-- START --

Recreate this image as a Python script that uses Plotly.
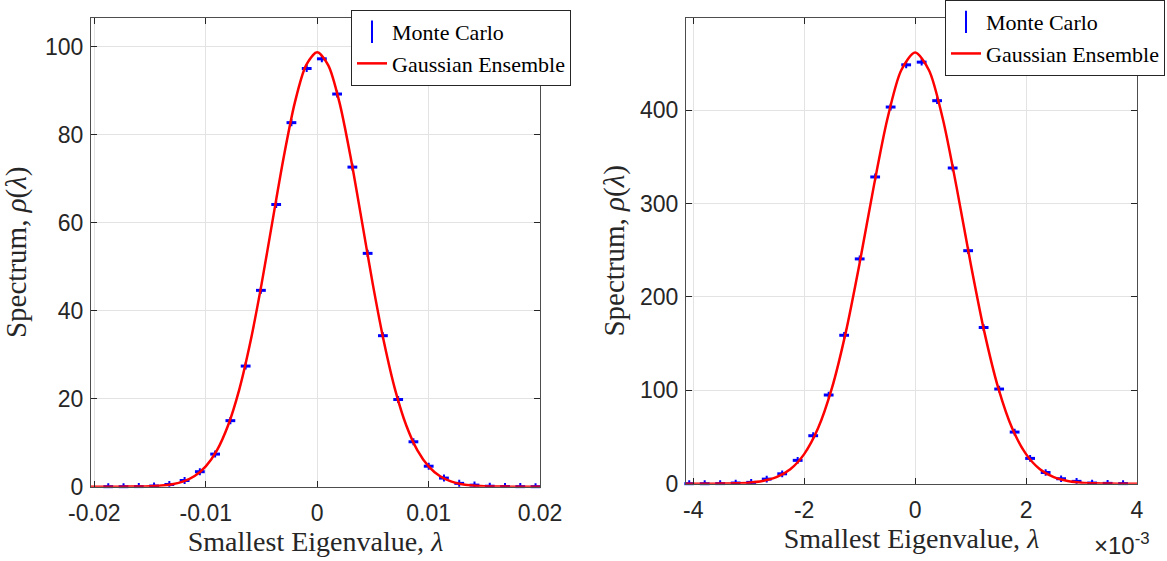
import plotly.graph_objects as go

# ---------------- Left panel data ----------------
mc_x_left = [-0.01875, -0.01738, -0.01601, -0.01464, -0.01327, -0.01190, -0.01053, -0.00916,
             -0.00779, -0.00642, -0.00505, -0.00368, -0.00231, -0.00094, 0.00042, 0.00179,
             0.00316, 0.00453, 0.00590, 0.00727, 0.00864, 0.01001, 0.01138, 0.01275,
             0.01412, 0.01549, 0.01686, 0.01823, 0.01960]
mc_y_left = [0.0, 0.0, 0.02, 0.15, 0.5, 1.4, 3.4, 7.4, 15.0, 27.4, 44.6, 64.1, 82.7, 95.0,
             97.2, 89.2, 72.6, 53.0, 34.3, 19.8, 10.2, 4.65, 1.95, 0.75, 0.35, 0.1, 0.03, 0.01, 0.0]

ge_x_left = [-0.0203, -0.020, -0.019, -0.018, -0.017, -0.016, -0.015, -0.014, -0.013, -0.012,
             -0.011, -0.010, -0.009, -0.008, -0.007, -0.006, -0.005, -0.004, -0.003, -0.002,
             -0.001, 0.000, 0.001, 0.002, 0.003, 0.004, 0.005, 0.006, 0.007, 0.008, 0.009,
             0.010, 0.011, 0.012, 0.013, 0.014, 0.015, 0.016, 0.017, 0.018, 0.019, 0.020]
ge_y_left = [0.0, 0.0, 0.0, 0.0, 0.01, 0.04, 0.10, 0.24, 0.56, 1.20,
             2.42, 4.61, 8.25, 13.9, 22.0, 32.8, 45.9, 60.5, 74.9, 87.3,
             95.7, 98.7, 95.7, 87.3, 74.9, 60.5, 45.9, 32.8, 22.0, 13.9, 8.25,
             4.61, 2.42, 1.20, 0.56, 0.24, 0.10, 0.04, 0.01, 0.0, 0.0, 0.0]

left_xticks = [-0.02, -0.01, 0, 0.01, 0.02]
left_xticktext = ["-0.02", "-0.01", "0", "0.01", "0.02"]
left_yticks = [0, 20, 40, 60, 80, 100]

# ---------------- Right panel data ----------------
mc_x_right = [-4.072e-3, -3.793e-3, -3.514e-3, -3.234e-3, -2.955e-3, -2.675e-3, -2.396e-3,
              -2.117e-3, -1.837e-3, -1.558e-3, -1.279e-3, -0.999e-3, -0.720e-3, -0.441e-3,
              -0.161e-3, 0.118e-3, 0.397e-3, 0.677e-3, 0.956e-3, 1.235e-3, 1.515e-3,
              1.794e-3, 2.073e-3, 2.353e-3, 2.632e-3, 2.911e-3, 3.191e-3, 3.470e-3, 3.749e-3]
mc_y_right = [0.0, 0.0, 0.1, 0.7, 1.4, 4.9, 10.6, 25.0, 51.4, 95.0, 159.0, 240.8, 328.6, 403.5,
              448.7, 451.6, 410.3, 338.2, 249.6, 167.3, 101.4, 55.3, 27.1, 12.0, 5.3, 2.5,
              0.7, 0.35, 0.1]

ge_x_right = [-4.13e-3, -4.0e-3, -3.75e-3, -3.5e-3, -3.25e-3, -3.0e-3, -2.75e-3, -2.5e-3,
              -2.25e-3, -2.0e-3, -1.75e-3, -1.5e-3, -1.25e-3, -1.0e-3, -0.75e-3, -0.5e-3,
              -0.25e-3, 0.0, 0.25e-3, 0.5e-3, 0.75e-3, 1.0e-3, 1.25e-3, 1.5e-3, 1.75e-3,
              2.0e-3, 2.25e-3, 2.5e-3, 2.75e-3, 3.0e-3, 3.25e-3, 3.5e-3, 3.75e-3, 4.0e-3]
ge_y_right = [0.0, 0.01, 0.04, 0.13, 0.39, 1.1, 2.9, 7.0, 15.5, 31.7, 59.3, 102.3, 162.1,
              236.3, 316.9, 390.6, 442.9, 461.8, 442.9, 390.6, 316.9, 236.3, 162.1, 102.3,
              59.3, 31.7, 15.5, 7.0, 2.9, 1.1, 0.39, 0.13, 0.04, 0.01]

right_xticks = [-4e-3, -2e-3, 0, 2e-3, 4e-3]
right_xticktext = ["-4", "-2", "0", "2", "4"]
right_yticks = [0, 100, 200, 300, 400]

W, H = 1167, 561
BLUE = "#0000ff"
RED = "#ff0000"
SERIF = "Liberation Serif"
SANS = "Liberation Sans"

fig = go.Figure()

def add_panel(mx, my, gx, gy, xa, ya, legend, errpix):
    # legend-only entry showing the errorbar glyph
    fig.add_trace(go.Scatter(
        x=[None], y=[None], mode="markers", name="Monte Carlo",
        xaxis=xa, yaxis=ya, legend=legend,
        marker=dict(symbol="line-ns", size=20, color=BLUE,
                    line=dict(color=BLUE, width=2)),
    ))
    fig.add_trace(go.Scatter(
        x=mx, y=my, mode="markers", name="Monte Carlo", showlegend=False,
        xaxis=xa, yaxis=ya, legend=legend,
        marker=dict(symbol="line-ew", size=7, color=BLUE,
                    line=dict(color=BLUE, width=3)),
        error_y=dict(type="constant", value=errpix, width=0, thickness=2, color=BLUE),
        cliponaxis=False,
    ))
    fig.add_trace(go.Scatter(
        x=gx, y=gy, mode="lines", name="Gaussian Ensemble",
        xaxis=xa, yaxis=ya, legend=legend,
        line=dict(color=RED, width=2.5, shape="spline", smoothing=0.8),
    ))

add_panel(mc_x_left, mc_y_left, ge_x_left, ge_y_left, "x", "y", "legend", 0.8)
add_panel(mc_x_right, mc_y_right, ge_x_right, ge_y_right, "x2", "y2", "legend2", 3.6)

axis_common = dict(
    showline=True, linecolor="#4d4d4d", linewidth=1, mirror="ticks",
    ticks="inside", ticklen=6, tickcolor="#262626",
    showgrid=True, gridcolor="#e3e3e3", gridwidth=1,
    zeroline=False, automargin=False,
    tickfont=dict(family=SANS, size=23, color="#262626"),
)
xtitle_font = dict(family=SERIF, size=28, color="#262626")
ytitle_font = dict(family=SERIF, size=29, color="#262626")

def px_x(p):
    return p / W

def px_y(p):
    return 1 - p / H

fig.update_layout(
    width=W, height=H,
    margin=dict(l=0, r=0, t=0, b=0),
    paper_bgcolor="white", plot_bgcolor="white",
    xaxis=dict(domain=[px_x(91), px_x(540)], range=[-0.0203, 0.020], anchor="y",
               tickvals=left_xticks, ticktext=left_xticktext, ticklabelstandoff=6,
               title=dict(text="Smallest Eigenvalue, <i>λ</i>", font=xtitle_font, standoff=4),
               **axis_common),
    yaxis=dict(domain=[px_y(486), px_y(13)], range=[0, 106.5], anchor="x",
               tickvals=left_yticks, ticklabelstandoff=2,
               title=dict(text="Spectrum, <i>ρ</i>(<i>λ</i>)", font=ytitle_font, standoff=12),
               **axis_common),
    xaxis2=dict(domain=[px_x(686), px_x(1137)], range=[-4.13e-3, 4.0e-3], anchor="y2",
                tickvals=right_xticks, ticktext=right_xticktext, ticklabelstandoff=6,
                title=dict(text="Smallest Eigenvalue, <i>λ</i>", font=xtitle_font, standoff=4),
                **axis_common),
    yaxis2=dict(domain=[px_y(483), px_y(13)], range=[0, 499], anchor="x2",
                tickvals=right_yticks, ticklabelstandoff=2,
                title=dict(text="Spectrum, <i>ρ</i>(<i>λ</i>)", font=ytitle_font, standoff=6),
                **axis_common),
    legend=dict(x=px_x(571), y=px_y(5), xanchor="right", yanchor="top",
                bgcolor="white", bordercolor="#262626", borderwidth=1,
                font=dict(family=SERIF, size=22, color="#000000"),
                tracegroupgap=0, itemwidth=30),
    legend2=dict(x=px_x(1165), y=px_y(-5), xanchor="right", yanchor="top",
                 bgcolor="white", bordercolor="#262626", borderwidth=1,
                 font=dict(family=SERIF, size=22, color="#000000"),
                 tracegroupgap=0, itemwidth=30),
    showlegend=True,
)

fig.add_annotation(
    text="×10<sup>-3</sup>", xref="paper", yref="paper",
    x=px_x(1152), y=px_y(561), xanchor="right", yanchor="bottom",
    showarrow=False, font=dict(family=SANS, size=24, color="#262626"),
)

fig.write_html("out.html")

-- END --

Up to and including the line with "import plotly.graph_objects as go", copy the data above from its first line. Skip pictures.

Recreate this image as a Python script that uses Plotly.
import plotly.graph_objects as go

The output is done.